Saturday evening I loved watching the three big boys walk across the yard dressed in suits to meet Granddad for the priesthood session. It is somewhat of a tradition in the LDS church for men to attend this evening session for men with their sons, grandsons, friends etc, where the Prophet and other leaders give talks on strengthening faith and family. This must be hunger inducing for males because afterwards the local fast food restauraunts, particularly in Utah, are swarmed with suits.  I happened to be in the freezer section at Smith's at around 8:30 and met up with a hoard of hungry men elbowing their way towards the Rocky Road ice cream.  We escaped with two boxes of Neopolitan and Brownie Fudge.

But before that the girls and the younger boys and I took a ride out to storage. I had no idea the ninety bucks a month I pay to have a garage again would also serve as part of the entertainment budget. The kids were so excited about the errand that when we piled out of the van Sophie, who had caught their contagious enthusiasm, raised up her arms and shouted "Yea!! Garbage!!"  Enthusiastic but confused.

It is true that our storage unit is in a particularly beautiful part of town, the southwestern most area where there are small farms and horse fields, right before you get to Utah lake. It was a gorgeous fall evening, the type that seems to give off a delicious and spontaneous scent of something toasting. Storage happens to be next to a KOA campground so this particular cool, breezy, autumn leafy evening, the air was so filled with the scrumptious smell of campfire that I was almost overwhelmed by the romance of it.

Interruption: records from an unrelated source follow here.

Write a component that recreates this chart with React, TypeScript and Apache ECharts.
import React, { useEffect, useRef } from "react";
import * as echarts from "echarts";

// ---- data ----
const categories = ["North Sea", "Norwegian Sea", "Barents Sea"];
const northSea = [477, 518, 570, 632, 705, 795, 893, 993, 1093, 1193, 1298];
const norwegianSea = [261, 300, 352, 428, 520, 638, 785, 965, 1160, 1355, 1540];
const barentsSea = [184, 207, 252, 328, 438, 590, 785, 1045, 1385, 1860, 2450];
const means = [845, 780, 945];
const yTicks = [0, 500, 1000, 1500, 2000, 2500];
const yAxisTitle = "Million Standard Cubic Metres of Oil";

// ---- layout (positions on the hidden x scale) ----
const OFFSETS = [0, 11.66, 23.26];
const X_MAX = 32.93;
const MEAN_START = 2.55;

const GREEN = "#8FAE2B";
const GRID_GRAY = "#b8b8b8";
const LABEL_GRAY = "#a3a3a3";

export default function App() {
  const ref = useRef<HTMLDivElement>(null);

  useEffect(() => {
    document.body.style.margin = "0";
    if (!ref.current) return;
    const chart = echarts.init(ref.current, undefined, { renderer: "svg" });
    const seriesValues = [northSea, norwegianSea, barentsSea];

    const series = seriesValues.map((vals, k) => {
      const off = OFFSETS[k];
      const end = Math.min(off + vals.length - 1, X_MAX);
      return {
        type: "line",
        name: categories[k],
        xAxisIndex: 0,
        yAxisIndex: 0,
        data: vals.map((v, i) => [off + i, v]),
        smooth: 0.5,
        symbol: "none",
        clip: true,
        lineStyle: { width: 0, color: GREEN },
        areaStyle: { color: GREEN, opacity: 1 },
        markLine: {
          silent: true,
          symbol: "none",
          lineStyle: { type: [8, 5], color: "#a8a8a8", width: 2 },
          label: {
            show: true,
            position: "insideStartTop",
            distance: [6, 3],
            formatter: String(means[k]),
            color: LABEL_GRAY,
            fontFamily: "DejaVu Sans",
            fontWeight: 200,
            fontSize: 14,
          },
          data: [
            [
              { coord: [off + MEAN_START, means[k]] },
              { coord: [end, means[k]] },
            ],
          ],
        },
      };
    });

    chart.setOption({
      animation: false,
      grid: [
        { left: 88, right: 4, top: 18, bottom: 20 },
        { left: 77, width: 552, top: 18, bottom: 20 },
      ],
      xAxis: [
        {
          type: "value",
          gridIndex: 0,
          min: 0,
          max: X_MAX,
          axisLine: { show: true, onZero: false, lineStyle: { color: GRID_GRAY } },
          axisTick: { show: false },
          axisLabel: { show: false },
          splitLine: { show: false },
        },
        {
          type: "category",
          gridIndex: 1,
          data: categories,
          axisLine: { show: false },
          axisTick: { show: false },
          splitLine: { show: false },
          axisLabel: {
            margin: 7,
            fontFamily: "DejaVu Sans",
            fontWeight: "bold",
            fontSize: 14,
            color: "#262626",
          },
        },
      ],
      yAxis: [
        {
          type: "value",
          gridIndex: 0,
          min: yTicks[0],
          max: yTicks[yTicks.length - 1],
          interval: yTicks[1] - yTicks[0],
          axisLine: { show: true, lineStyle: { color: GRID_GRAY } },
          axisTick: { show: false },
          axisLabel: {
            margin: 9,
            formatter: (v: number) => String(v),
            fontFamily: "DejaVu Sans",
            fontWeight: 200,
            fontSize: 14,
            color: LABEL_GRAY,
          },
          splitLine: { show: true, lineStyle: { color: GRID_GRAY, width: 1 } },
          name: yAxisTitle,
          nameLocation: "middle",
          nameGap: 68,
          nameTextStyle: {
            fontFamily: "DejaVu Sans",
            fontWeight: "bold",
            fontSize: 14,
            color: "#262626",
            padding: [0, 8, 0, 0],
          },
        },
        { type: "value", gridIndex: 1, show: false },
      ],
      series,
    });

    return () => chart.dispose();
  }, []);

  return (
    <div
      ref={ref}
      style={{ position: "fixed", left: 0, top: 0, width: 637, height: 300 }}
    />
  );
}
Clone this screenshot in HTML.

And combined with this view, which is so exciting to the OCD side of me...stuff where it belongs...it was a wonderful moment.

The kids' excitement had more to do with getting stuff out, than putting it away however, as is usually the case.  This time we were gathering Halloween decorations, winter coats, and sleeping bags for our upcoming road trip, so there was a lot to stir emotion.

Sunday we enjoyed watching the second day of conference talks on television in our home, after the fighting that arose after I suggested we clean up all the stuff we brought back from storage died down. I was impressed by one idea that seemed to be repeated throughout several talks:  follow the inspiration to serve others. We have been blessed so often as people have followed inspiration on our behalf.  Saturday it was a delicious box of cinnamon rolls that a friend brought by our home.  They became our traditional conference Sunday cinnamon roll breakfast. I was grateful for a little less work. 

In the evening Grandma Julia came down for a visit.  She brought a trunk full of pumpkins from her garden, and each child was able to choose one. 

Sophie's naming the porch 'the pumpkin patch' was prophetic after all.